Though it remained unclear Thursday if any FCC employees would be laid off or furloughed, the cuts will place many federal employees in a temporary nonduty, nonpay status called an administrative furlough. But employee furloughs may not begin until April due to a policy that requires agencies to bargain with federal unions at least 30 days prior to implementing any furloughs. Each agency has discretion to decide which employees will be furloughed. The FCC has roughly 1,600 employees, down from a high of 2,300 in 2004, a National Treasury Employees Union (NTEU) representative said (CD Sept 7 p1). The FTC employs nearly 1,200 employees, RUS has 298 and NTIA has 275, agency spokesmen said.
A recent NTEU survey of federal workers said the sequester will likely result in less oversight of critical government programs and force employees to triage their work in a way that may delay some services (http://xrl.us/bokc94). The survey said federal employees are particularly concerned that sequester would create a hiring freeze, and that employees who are laid off to meet the fiscal demands of the sequester will not be replaced. “These are not theoretical consequences,” said NTEU President Colleen Kelley. “These are actual, serious problems that real people will face, with lasting impact on their lives.”
The sequester’s cuts to federal cybersecurity spending will leave public and private networks vulnerable as foreign hackers increasingly seek to penetrate them, said a recent report published by Democrats on the House Appropriations Committee. The sequester would delay the rollout of the Einstein 3 program which detects cyberattacks against federal networks and prevent the deployment of cyber risk reduction tools for federal agencies, the report said. The U.S. Computer Emergency Readiness Team, which monitors cyberthreats to the nation’s networks, would reduce its staff levels by 20 percent and the 2013 Cyber Storm exercise would have to be canceled, the report said. Research into cybersecurity would be cut by 30 percent and would eliminate work in areas like data privacy, identity management, security for cloud-based systems, Internet attack modeling, and cybersecurity forensics.
The International Trade Administration (ITA) would be forced to cut back staff members, the White House said in a recent report (http://xrl.us/bokdmb). The cuts would also force the ITA to “reduce its support for America’s exporters, trimming assistance to U.S. businesses looking to increase their exports and expand operations into foreign markets,” the administration said.
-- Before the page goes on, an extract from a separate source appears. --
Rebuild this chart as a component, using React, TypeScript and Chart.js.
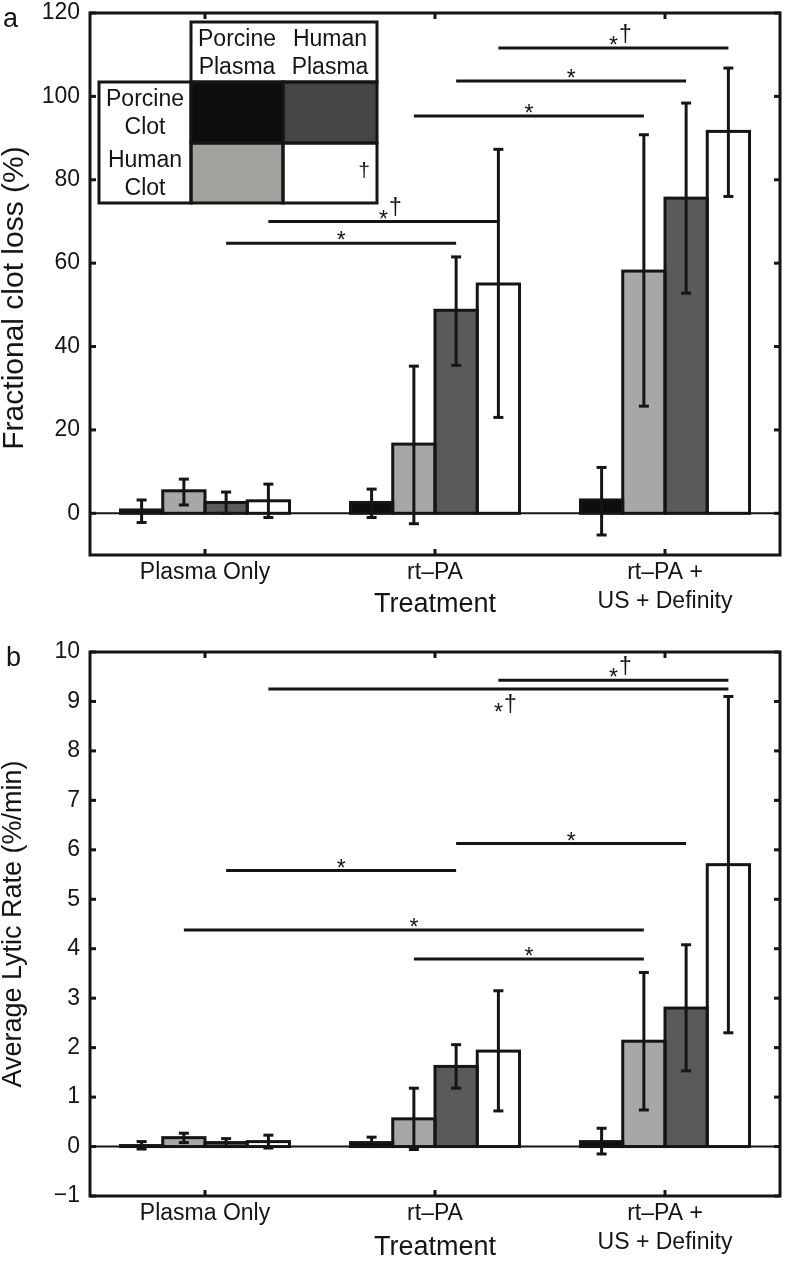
import React, { useEffect, useRef } from 'react';
import { Chart, registerables } from 'chart.js';

Chart.register(...registerables);

const FONT = "'Liberation Sans', Arial, Helvetica, sans-serif";
const INK = '#151515';

// ---------- shared ----------
const categories: (string | string[])[] = ['Plasma Only', 'rt–PA', ['rt–PA +', 'US + Definity']];
const seriesNames = [
  'Porcine clot / porcine plasma',
  'Human clot / porcine plasma',
  'Porcine clot / human plasma',
  'Human clot / human plasma',
];
const barColors = ['#0e0e0e', '#a7a7a5', '#5a5a5a', '#ffffff'];
const legendColHeads = [['Porcine', 'Plasma'], ['Human', 'Plasma']];
const legendRowHeads = [['Porcine', 'Clot'], ['Human', 'Clot']];
const legendColors = [['#0d0d0d', '#454545'], ['#a1a19d', '#ffffff']];
const legendMarks = [['', ''], ['', '†']];

// ---------- panel a : fractional clot loss (%) ----------
const lossPcPp = [0.8, 2.6, 3.2];
const lossPcPpLo = [-2.2, -1.0, -5.2];
const lossPcPpHi = [3.2, 5.8, 11.0];
const lossHcPp = [5.4, 16.6, 58.1];
const lossHcPpLo = [2.0, -2.5, 25.7];
const lossHcPpHi = [8.2, 35.3, 90.8];
const lossPcHp = [2.6, 48.7, 75.6];
const lossPcHpLo = [0.0, 35.5, 52.8];
const lossPcHpHi = [5.1, 61.5, 98.4];
const lossHcHp = [3.0, 55.0, 91.6];
const lossHcHpLo = [-1.0, 23.0, 76.0];
const lossHcHpHi = [7.0, 87.3, 106.8];
const lossTicks = [0, 20, 40, 60, 80, 100, 120];
// significance bars: [category, series]
const sigAFrom = [[1, 3], [1, 2], [1, 1], [0, 3], [0, 2]];
const sigATo = [[2, 3], [2, 2], [2, 1], [1, 3], [1, 2]];
const sigAY = [111.6, 103.7, 95.3, 70.0, 64.8];
const sigALabel = ['*†', '*', '*', '*†', '*'];
const sigABelow = [false, false, false, false, false];

// ---------- panel b : average lytic rate (%/min) ----------
const ratePcPp = [0.02, 0.08, 0.1];
const ratePcPpLo = [-0.05, 0.0, -0.15];
const ratePcPpHi = [0.1, 0.19, 0.37];
const rateHcPp = [0.18, 0.56, 2.13];
const rateHcPpLo = [0.08, -0.06, 0.74];
const rateHcPpHi = [0.27, 1.18, 3.52];
const ratePcHp = [0.08, 1.62, 2.8];
const ratePcHpLo = [0.0, 1.18, 1.53];
const ratePcHpHi = [0.16, 2.06, 4.08];
const rateHcHp = [0.1, 1.93, 5.7];
const rateHcHpLo = [-0.03, 0.72, 2.3];
const rateHcHpHi = [0.23, 3.15, 9.1];
const rateTicks = [-1, 0, 1, 2, 3, 4, 5, 6, 7, 8, 9, 10];
const sigBFrom = [[1, 3], [0, 3], [1, 2], [0, 2], [0, 1], [1, 1]];
const sigBTo = [[2, 3], [2, 3], [2, 2], [1, 2], [2, 1], [2, 1]];
const sigBY = [9.43, 9.25, 6.13, 5.58, 4.38, 3.79];
const sigBLabel = ['*†', '*†', '*', '*', '*', '*'];
const sigBBelow = [false, true, false, false, false, false];

type Spec = {
  panel: string;
  panelX: number;
  panelY: number;
  values: number[][];
  lo: number[][];
  hi: number[][];
  yMin: number;
  yMax: number;
  yTicks: number[];
  yTitle: string;
  yTitleSize: number;
  yTitleShift: number;
  sigFrom: number[][];
  sigTo: number[][];
  sigY: number[];
  sigLabel: string[];
  sigBelow: boolean[];
  legend: boolean;
  padTop: number;
  xAxisH: number;
};

const specA: Spec = {
  panel: 'a',
  panelX: 3,
  panelY: 27,
  values: [lossPcPp, lossHcPp, lossPcHp, lossHcHp],
  lo: [lossPcPpLo, lossHcPpLo, lossPcHpLo, lossHcHpLo],
  hi: [lossPcPpHi, lossHcPpHi, lossPcHpHi, lossHcHpHi],
  yMin: -10,
  yMax: 120,
  yTicks: lossTicks,
  yTitle: 'Fractional clot loss (%)',
  yTitleSize: 30,
  yTitleShift: 14,
  sigFrom: sigAFrom,
  sigTo: sigATo,
  sigY: sigAY,
  sigLabel: sigALabel,
  sigBelow: sigABelow,
  legend: true,
  padTop: 13,
  xAxisH: 63,
};

const specB: Spec = {
  panel: 'b',
  panelX: 6,
  panelY: 51,
  values: [ratePcPp, rateHcPp, ratePcHp, rateHcHp],
  lo: [ratePcPpLo, rateHcPpLo, ratePcHpLo, rateHcHpLo],
  hi: [ratePcPpHi, rateHcPpHi, ratePcHpHi, rateHcHpHi],
  yMin: -1,
  yMax: 10,
  yTicks: rateTicks,
  yTitle: 'Average Lytic Rate (%/min)',
  yTitleSize: 27,
  yTitleShift: 0,
  sigFrom: sigBFrom,
  sigTo: sigBTo,
  sigY: sigBY,
  sigLabel: sigBLabel,
  sigBelow: sigBBelow,
  legend: false,
  padTop: 37,
  xAxisH: 65,
};

function seg(ctx: CanvasRenderingContext2D, x1: number, y1: number, x2: number, y2: number) {
  ctx.beginPath();
  ctx.moveTo(x1, y1);
  ctx.lineTo(x2, y2);
  ctx.stroke();
}

function drawLegend(ctx: CanvasRenderingContext2D, a: any) {
  const L = a.left;
  const T = a.top;
  const xs = [L + 9, L + 101, L + 193, L + 287];
  const ys = [T + 9, T + 69, T + 130, T + 190];
  ctx.save();
  ctx.fillStyle = '#ffffff';
  ctx.fillRect(xs[1], ys[0], xs[3] - xs[1], ys[1] - ys[0]);
  ctx.fillRect(xs[0], ys[1], xs[1] - xs[0], ys[3] - ys[1]);
  for (let r = 0; r < 2; r++) {
    for (let c = 0; c < 2; c++) {
      ctx.fillStyle = legendColors[r][c];
      ctx.fillRect(xs[c + 1], ys[r + 1], xs[c + 2] - xs[c + 1], ys[r + 2] - ys[r + 1]);
    }
  }
  ctx.strokeStyle = INK;
  ctx.lineWidth = 3;
  ctx.strokeRect(xs[1], ys[0], xs[3] - xs[1], ys[1] - ys[0]);
  ctx.strokeRect(xs[0], ys[1], xs[1] - xs[0], ys[3] - ys[1]);
  for (let r = 0; r < 2; r++) {
    for (let c = 0; c < 2; c++) {
      ctx.strokeRect(xs[c + 1], ys[r + 1], xs[c + 2] - xs[c + 1], ys[r + 2] - ys[r + 1]);
    }
  }
  ctx.fillStyle = INK;
  ctx.font = `23px ${FONT}`;
  ctx.textAlign = 'center';
  ctx.textBaseline = 'middle';
  for (let c = 0; c < 2; c++) {
    const cx = (xs[c + 1] + xs[c + 2]) / 2;
    legendColHeads[c].forEach((t, k) => ctx.fillText(t, cx, ys[0] + 18 + k * 28));
  }
  for (let r = 0; r < 2; r++) {
    const cx = (xs[0] + xs[1]) / 2;
    legendRowHeads[r].forEach((t, k) => ctx.fillText(t, cx, ys[r + 1] + 18 + k * 28));
  }
  ctx.font = `21px ${FONT}`;
  for (let r = 0; r < 2; r++) {
    for (let c = 0; c < 2; c++) {
      if (legendMarks[r][c]) ctx.fillText(legendMarks[r][c], xs[c + 2] - 13, ys[r + 1] + 28);
    }
  }
  ctx.restore();
}

function decor(spec: Spec) {
  return {
    id: 'decor' + spec.panel,
    beforeDatasetsDraw(chart: any) {
      const { ctx, chartArea: a } = chart;
      const y0 = chart.scales.y.getPixelForValue(0);
      ctx.save();
      ctx.strokeStyle = INK;
      ctx.lineWidth = 2;
      seg(ctx, a.left, y0, a.right, y0);
      ctx.restore();
    },
    afterDatasetsDraw(chart: any) {
      const { ctx, chartArea: a } = chart;
      const xs = chart.scales.x;
      const ys = chart.scales.y;
      ctx.save();
      ctx.strokeStyle = INK;
      ctx.lineCap = 'butt';
      // bar outlines
      ctx.lineWidth = 3;
      spec.values.forEach((_, i) => {
        const meta = chart.getDatasetMeta(i);
        meta.data.forEach((el: any) => {
          const top = Math.min(el.y, el.base);
          const h = Math.abs(el.base - el.y);
          ctx.strokeRect(el.x - el.width / 2, top, el.width, h);
        });
      });
      // error bars
      ctx.lineWidth = 3;
      spec.values.forEach((_, i) => {
        const meta = chart.getDatasetMeta(i);
        meta.data.forEach((el: any, j: number) => {
          const pl = ys.getPixelForValue(spec.lo[i][j]);
          const ph = ys.getPixelForValue(spec.hi[i][j]);
          seg(ctx, el.x, pl, el.x, ph);
          seg(ctx, el.x - 5, pl, el.x + 5, pl);
          seg(ctx, el.x - 5, ph, el.x + 5, ph);
        });
      });
      // significance bars
      ctx.lineWidth = 3;
      spec.sigY.forEach((v, k) => {
        const [c1, s1] = spec.sigFrom[k];
        const [c2, s2] = spec.sigTo[k];
        const x1 = chart.getDatasetMeta(s1).data[c1].x;
        const x2 = chart.getDatasetMeta(s2).data[c2].x;
        const py = ys.getPixelForValue(v);
        seg(ctx, x1, py, x2, py);
        const mx = (x1 + x2) / 2;
        const below = spec.sigBelow[k];
        const label = spec.sigLabel[k];
        ctx.fillStyle = INK;
        ctx.textAlign = 'center';
        ctx.textBaseline = 'alphabetic';
        ctx.font = `23px ${FONT}`;
        const starC = below ? py + 18 : py - 8;
        ctx.fillText('*', mx, starC + 13.3);
        if (label.includes('†')) {
          ctx.font = `23px ${FONT}`;
          const base = below ? py + 22.5 : py - 6.5;
          ctx.fillText('†', mx + 12, base);
        }
      });
      // axes box and inward ticks
      ctx.lineWidth = 3;
      ctx.strokeRect(a.left, a.top, a.right - a.left, a.bottom - a.top);
      spec.yTicks.forEach((v) => {
        const py = ys.getPixelForValue(v);
        seg(ctx, a.left, py, a.left + 6, py);
        seg(ctx, a.right - 6, py, a.right, py);
      });
      categories.forEach((_, i) => {
        const px = xs.getPixelForValue(i);
        seg(ctx, px, a.bottom, px, a.bottom - 6);
        seg(ctx, px, a.top, px, a.top + 6);
      });
      ctx.restore();
      if (spec.legend) drawLegend(ctx, a);
      // y-axis title
      ctx.save();
      ctx.fillStyle = INK;
      ctx.font = `${spec.yTitleSize}px ${FONT}`;
      ctx.textAlign = 'center';
      ctx.textBaseline = 'middle';
      ctx.translate(ys.left + spec.yTitleSize / 2, (a.top + a.bottom) / 2 + spec.yTitleShift);
      ctx.rotate(-Math.PI / 2);
      ctx.fillText(spec.yTitle, 0, 0);
      ctx.restore();
      // panel letter
      ctx.save();
      ctx.fillStyle = INK;
      ctx.font = `27px ${FONT}`;
      ctx.textAlign = 'left';
      ctx.textBaseline = 'alphabetic';
      ctx.fillText(spec.panel, spec.panelX, spec.panelY);
      ctx.restore();
    },
  };
}

function buildConfig(spec: Spec): any {
  return {
    type: 'bar',
    data: {
      labels: categories,
      datasets: spec.values.map((v, i) => ({
        label: seriesNames[i],
        data: v,
        backgroundColor: barColors[i],
        borderWidth: 0,
        categoryPercentage: 0.735,
        barPercentage: 1.0,
      })),
    },
    options: {
      responsive: false,
      animation: false,
      devicePixelRatio: 1,
      layout: { padding: { top: spec.padTop, right: 6, left: 0, bottom: 0 } },
      plugins: { legend: { display: false }, tooltip: { enabled: false } },
      scales: {
        x: {
          type: 'category',
          grid: { display: false, drawTicks: false },
          border: { display: false },
          ticks: {
            color: INK,
            font: { family: FONT, size: 23, lineHeight: 1.25 },
            padding: 3.6,
            maxRotation: 0,
            autoSkip: false,
          },
          title: {
            display: true,
            text: 'Treatment',
            color: INK,
            font: { family: FONT, size: 27, lineHeight: 1 },
            padding: 0,
          },
          afterFit: (s: any) => {
            s.height = spec.xAxisH;
            s.paddingLeft = 0;
            s.paddingRight = 0;
          },
        },
        y: {
          type: 'linear',
          min: spec.yMin,
          max: spec.yMax,
          afterBuildTicks: (s: any) => {
            s.ticks = spec.yTicks.map((v) => ({ value: v }));
          },
          grid: { display: false, drawTicks: false },
          border: { display: false },
          ticks: {
            color: INK,
            font: { family: FONT, size: 23 },
            padding: 10,
            callback: (v: any) => String(v).replace('-', '−'),
          },
          title: { display: false, text: spec.yTitle },
          afterFit: (s: any) => {
            s.width = 90;
            s.paddingTop = 0;
            s.paddingBottom = 0;
          },
        },
      },
    },
    plugins: [decor(spec)],
  };
}

function Panel({ spec, top, height }: { spec: Spec; top: number; height: number }) {
  const ref = useRef<HTMLCanvasElement>(null);
  useEffect(() => {
    const chart = new Chart(ref.current as HTMLCanvasElement, buildConfig(spec));
    return () => chart.destroy();
  }, [spec]);
  return (
    <canvas
      ref={ref}
      width={786}
      height={height}
      style={{ position: 'absolute', left: 0, top, width: 786, height, display: 'block' }}
    />
  );
}

export default function App() {
  return (
    <div
      style={{
        position: 'absolute',
        left: 0,
        top: 0,
        width: 786,
        height: 1261,
        overflow: 'hidden',
        background: '#ffffff',
      }}
    >
      <Panel spec={specA} top={0} height={618} />
      <Panel spec={specB} top={615} height={646} />
    </div>
  );
}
The sequester may provide an opportunity to help boost the economy, the conservative Phoenix Center said in a 2011 study. The Phoenix Center said reducing the federal regulatory budget by even modest amounts “will have significant positive effects on both GDP and private sector job growth,” in a press release. “Since a portion of the sequester cuts hits regulatory agencies, these mandatory cuts may offer a positive influence on economic activity.”